PROBLEM STATEMENT:
Reproduce exactly, and only, the lines of the material below running from the line bearing "Give me the TikZ source for this diagram." through the line bearing "verb] (shallNeg) at". Leave any pictures out.

#### EXCERPTED DATA ####

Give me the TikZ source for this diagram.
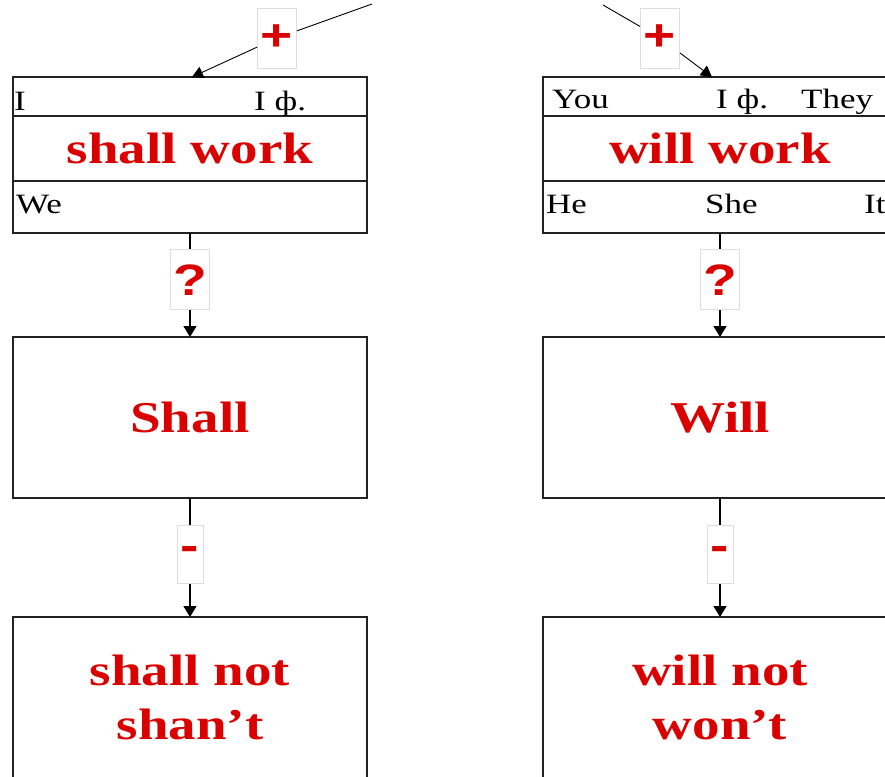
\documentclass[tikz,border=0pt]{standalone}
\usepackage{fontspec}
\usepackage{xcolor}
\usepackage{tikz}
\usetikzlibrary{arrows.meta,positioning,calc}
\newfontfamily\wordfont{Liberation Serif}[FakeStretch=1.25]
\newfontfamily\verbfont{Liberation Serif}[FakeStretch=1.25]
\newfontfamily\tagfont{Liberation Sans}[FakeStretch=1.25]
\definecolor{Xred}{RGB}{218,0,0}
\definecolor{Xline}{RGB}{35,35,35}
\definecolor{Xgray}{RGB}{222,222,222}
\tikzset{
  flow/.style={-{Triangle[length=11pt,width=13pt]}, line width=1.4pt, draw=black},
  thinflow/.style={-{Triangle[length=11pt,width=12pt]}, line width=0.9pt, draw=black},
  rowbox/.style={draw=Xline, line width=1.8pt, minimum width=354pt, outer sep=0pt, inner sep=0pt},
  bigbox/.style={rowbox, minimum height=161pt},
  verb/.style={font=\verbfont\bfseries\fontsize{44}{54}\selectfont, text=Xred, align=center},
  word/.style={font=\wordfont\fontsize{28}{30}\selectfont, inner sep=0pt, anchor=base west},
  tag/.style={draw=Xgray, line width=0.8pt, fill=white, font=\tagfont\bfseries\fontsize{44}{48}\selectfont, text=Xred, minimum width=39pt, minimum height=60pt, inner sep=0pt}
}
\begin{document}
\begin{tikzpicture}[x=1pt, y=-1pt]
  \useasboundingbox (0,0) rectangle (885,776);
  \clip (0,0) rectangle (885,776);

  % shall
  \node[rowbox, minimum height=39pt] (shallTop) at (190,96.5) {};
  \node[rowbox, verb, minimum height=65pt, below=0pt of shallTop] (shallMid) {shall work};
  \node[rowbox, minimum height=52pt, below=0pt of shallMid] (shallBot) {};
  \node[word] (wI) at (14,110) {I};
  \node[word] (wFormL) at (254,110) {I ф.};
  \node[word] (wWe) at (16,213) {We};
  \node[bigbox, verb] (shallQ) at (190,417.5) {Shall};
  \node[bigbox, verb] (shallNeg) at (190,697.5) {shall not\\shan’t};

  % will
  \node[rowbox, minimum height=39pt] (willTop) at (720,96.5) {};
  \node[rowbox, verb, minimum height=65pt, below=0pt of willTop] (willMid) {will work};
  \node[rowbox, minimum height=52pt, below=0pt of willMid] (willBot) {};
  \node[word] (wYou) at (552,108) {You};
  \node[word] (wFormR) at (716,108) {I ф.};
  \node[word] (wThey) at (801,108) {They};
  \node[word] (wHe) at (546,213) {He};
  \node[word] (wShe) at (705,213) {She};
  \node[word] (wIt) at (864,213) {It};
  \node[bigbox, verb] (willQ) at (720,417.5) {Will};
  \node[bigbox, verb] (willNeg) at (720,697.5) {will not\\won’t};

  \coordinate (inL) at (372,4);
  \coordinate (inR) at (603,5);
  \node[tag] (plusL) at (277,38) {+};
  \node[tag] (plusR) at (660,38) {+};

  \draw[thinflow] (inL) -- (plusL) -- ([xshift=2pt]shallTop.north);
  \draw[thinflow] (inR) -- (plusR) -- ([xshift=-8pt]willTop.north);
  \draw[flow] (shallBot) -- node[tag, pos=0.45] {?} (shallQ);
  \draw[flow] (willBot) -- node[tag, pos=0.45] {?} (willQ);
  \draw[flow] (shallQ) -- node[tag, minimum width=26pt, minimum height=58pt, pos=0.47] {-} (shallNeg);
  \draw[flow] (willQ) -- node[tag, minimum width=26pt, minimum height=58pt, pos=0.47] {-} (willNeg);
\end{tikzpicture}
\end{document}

####
#### EXCERPTED DATA ####

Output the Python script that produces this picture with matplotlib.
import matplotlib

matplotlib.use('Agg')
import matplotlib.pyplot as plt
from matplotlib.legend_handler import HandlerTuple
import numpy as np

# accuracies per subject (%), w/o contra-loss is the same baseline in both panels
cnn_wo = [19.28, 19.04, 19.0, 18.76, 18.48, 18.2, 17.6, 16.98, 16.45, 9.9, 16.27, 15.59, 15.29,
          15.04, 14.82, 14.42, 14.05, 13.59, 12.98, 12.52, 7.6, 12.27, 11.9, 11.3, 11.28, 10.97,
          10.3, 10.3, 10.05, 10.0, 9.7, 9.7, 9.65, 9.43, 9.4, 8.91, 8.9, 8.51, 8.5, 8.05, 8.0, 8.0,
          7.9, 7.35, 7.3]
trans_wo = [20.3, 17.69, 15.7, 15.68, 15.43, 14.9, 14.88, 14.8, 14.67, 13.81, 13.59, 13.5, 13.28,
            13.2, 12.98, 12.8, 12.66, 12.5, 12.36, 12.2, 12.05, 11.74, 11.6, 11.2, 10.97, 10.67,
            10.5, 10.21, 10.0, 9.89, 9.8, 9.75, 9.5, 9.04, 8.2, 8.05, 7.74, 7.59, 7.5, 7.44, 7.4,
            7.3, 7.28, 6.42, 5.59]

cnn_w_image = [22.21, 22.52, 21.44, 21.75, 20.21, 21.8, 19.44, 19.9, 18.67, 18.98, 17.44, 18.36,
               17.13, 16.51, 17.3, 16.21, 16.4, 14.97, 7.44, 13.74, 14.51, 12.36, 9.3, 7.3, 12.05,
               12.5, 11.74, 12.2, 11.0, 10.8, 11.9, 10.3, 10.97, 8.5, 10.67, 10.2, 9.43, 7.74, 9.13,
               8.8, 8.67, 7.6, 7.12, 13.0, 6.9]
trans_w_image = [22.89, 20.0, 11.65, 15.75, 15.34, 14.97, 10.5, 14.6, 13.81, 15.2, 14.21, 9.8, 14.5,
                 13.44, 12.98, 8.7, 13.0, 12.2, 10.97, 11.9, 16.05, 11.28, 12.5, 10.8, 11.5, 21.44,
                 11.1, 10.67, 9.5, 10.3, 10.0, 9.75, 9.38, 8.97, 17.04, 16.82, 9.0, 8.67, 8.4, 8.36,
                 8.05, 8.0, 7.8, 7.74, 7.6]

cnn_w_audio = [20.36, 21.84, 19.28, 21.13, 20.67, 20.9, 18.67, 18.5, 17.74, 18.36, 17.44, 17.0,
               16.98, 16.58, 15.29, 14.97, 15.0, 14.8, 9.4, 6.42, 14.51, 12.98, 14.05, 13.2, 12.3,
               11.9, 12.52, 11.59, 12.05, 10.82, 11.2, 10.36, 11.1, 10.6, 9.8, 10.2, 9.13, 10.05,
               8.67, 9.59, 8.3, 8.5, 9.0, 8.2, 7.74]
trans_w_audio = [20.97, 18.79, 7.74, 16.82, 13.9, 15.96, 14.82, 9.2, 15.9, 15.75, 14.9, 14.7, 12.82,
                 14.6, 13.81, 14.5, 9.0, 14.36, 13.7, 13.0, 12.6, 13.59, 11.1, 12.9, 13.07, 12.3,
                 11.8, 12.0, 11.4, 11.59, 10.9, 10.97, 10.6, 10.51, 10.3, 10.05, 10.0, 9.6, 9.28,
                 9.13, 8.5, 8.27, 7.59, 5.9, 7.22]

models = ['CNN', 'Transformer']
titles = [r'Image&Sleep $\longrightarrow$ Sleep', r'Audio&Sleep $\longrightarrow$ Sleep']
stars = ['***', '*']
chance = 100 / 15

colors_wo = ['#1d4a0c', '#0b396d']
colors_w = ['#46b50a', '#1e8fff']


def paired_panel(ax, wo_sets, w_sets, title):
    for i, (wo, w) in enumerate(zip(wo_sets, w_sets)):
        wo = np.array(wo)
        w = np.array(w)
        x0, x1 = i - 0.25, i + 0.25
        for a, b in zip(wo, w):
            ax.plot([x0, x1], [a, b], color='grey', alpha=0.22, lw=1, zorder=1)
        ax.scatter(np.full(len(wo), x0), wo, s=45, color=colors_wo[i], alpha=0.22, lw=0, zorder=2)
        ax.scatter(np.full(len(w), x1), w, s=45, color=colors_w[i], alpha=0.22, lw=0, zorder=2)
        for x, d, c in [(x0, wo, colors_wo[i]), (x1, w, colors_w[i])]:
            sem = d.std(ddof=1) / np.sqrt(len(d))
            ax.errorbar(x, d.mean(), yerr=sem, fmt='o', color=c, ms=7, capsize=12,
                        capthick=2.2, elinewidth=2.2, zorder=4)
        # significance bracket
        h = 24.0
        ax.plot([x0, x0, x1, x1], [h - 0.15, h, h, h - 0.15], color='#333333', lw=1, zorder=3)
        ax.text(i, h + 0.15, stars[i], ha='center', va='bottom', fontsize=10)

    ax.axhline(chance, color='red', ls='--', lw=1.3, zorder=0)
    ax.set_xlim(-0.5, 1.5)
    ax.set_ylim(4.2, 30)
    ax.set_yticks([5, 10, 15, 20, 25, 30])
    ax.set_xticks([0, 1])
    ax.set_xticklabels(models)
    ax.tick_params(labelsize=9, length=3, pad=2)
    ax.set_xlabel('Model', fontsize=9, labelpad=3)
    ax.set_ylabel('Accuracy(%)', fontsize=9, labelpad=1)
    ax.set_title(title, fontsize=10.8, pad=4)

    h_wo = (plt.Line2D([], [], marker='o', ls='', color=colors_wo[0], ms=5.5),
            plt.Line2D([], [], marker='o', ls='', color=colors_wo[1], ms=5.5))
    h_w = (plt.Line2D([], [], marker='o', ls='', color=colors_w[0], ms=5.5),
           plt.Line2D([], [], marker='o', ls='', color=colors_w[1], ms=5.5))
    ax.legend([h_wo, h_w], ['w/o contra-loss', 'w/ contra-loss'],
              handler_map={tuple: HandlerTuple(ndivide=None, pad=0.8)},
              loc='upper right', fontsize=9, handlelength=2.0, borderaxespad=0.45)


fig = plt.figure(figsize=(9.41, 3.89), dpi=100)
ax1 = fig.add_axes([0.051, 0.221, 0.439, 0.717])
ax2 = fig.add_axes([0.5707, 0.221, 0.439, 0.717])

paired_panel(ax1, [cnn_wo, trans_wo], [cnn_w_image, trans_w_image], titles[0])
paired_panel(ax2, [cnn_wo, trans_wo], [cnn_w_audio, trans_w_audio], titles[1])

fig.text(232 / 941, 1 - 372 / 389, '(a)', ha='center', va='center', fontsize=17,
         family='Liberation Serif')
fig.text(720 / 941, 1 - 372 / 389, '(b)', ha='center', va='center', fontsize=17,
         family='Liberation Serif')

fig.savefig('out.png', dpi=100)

####

TASK OUTPUT:
Give me the TikZ source for this diagram.
\documentclass[tikz,border=0pt]{standalone}
\usepackage{fontspec}
\usepackage{xcolor}
\usepackage{tikz}
\usetikzlibrary{arrows.meta,positioning,calc}
\newfontfamily\wordfont{Liberation Serif}[FakeStretch=1.25]
\newfontfamily\verbfont{Liberation Serif}[FakeStretch=1.25]
\newfontfamily\tagfont{Liberation Sans}[FakeStretch=1.25]
\definecolor{Xred}{RGB}{218,0,0}
\definecolor{Xline}{RGB}{35,35,35}
\definecolor{Xgray}{RGB}{222,222,222}
\tikzset{
  flow/.style={-{Triangle[length=11pt,width=13pt]}, line width=1.4pt, draw=black},
  thinflow/.style={-{Triangle[length=11pt,width=12pt]}, line width=0.9pt, draw=black},
  rowbox/.style={draw=Xline, line width=1.8pt, minimum width=354pt, outer sep=0pt, inner sep=0pt},
  bigbox/.style={rowbox, minimum height=161pt},
  verb/.style={font=\verbfont\bfseries\fontsize{44}{54}\selectfont, text=Xred, align=center},
  word/.style={font=\wordfont\fontsize{28}{30}\selectfont, inner sep=0pt, anchor=base west},
  tag/.style={draw=Xgray, line width=0.8pt, fill=white, font=\tagfont\bfseries\fontsize{44}{48}\selectfont, text=Xred, minimum width=39pt, minimum height=60pt, inner sep=0pt}
}
\begin{document}
\begin{tikzpicture}[x=1pt, y=-1pt]
  \useasboundingbox (0,0) rectangle (885,776);
  \clip (0,0) rectangle (885,776);

  % shall
  \node[rowbox, minimum height=39pt] (shallTop) at (190,96.5) {};
  \node[rowbox, verb, minimum height=65pt, below=0pt of shallTop] (shallMid) {shall work};
  \node[rowbox, minimum height=52pt, below=0pt of shallMid] (shallBot) {};
  \node[word] (wI) at (14,110) {I};
  \node[word] (wFormL) at (254,110) {I ф.};
  \node[word] (wWe) at (16,213) {We};
  \node[bigbox, verb] (shallQ) at (190,417.5) {Shall};
  \node[bigbox, verb] (shallNeg) at (190,697.5) {shall not\\shan’t};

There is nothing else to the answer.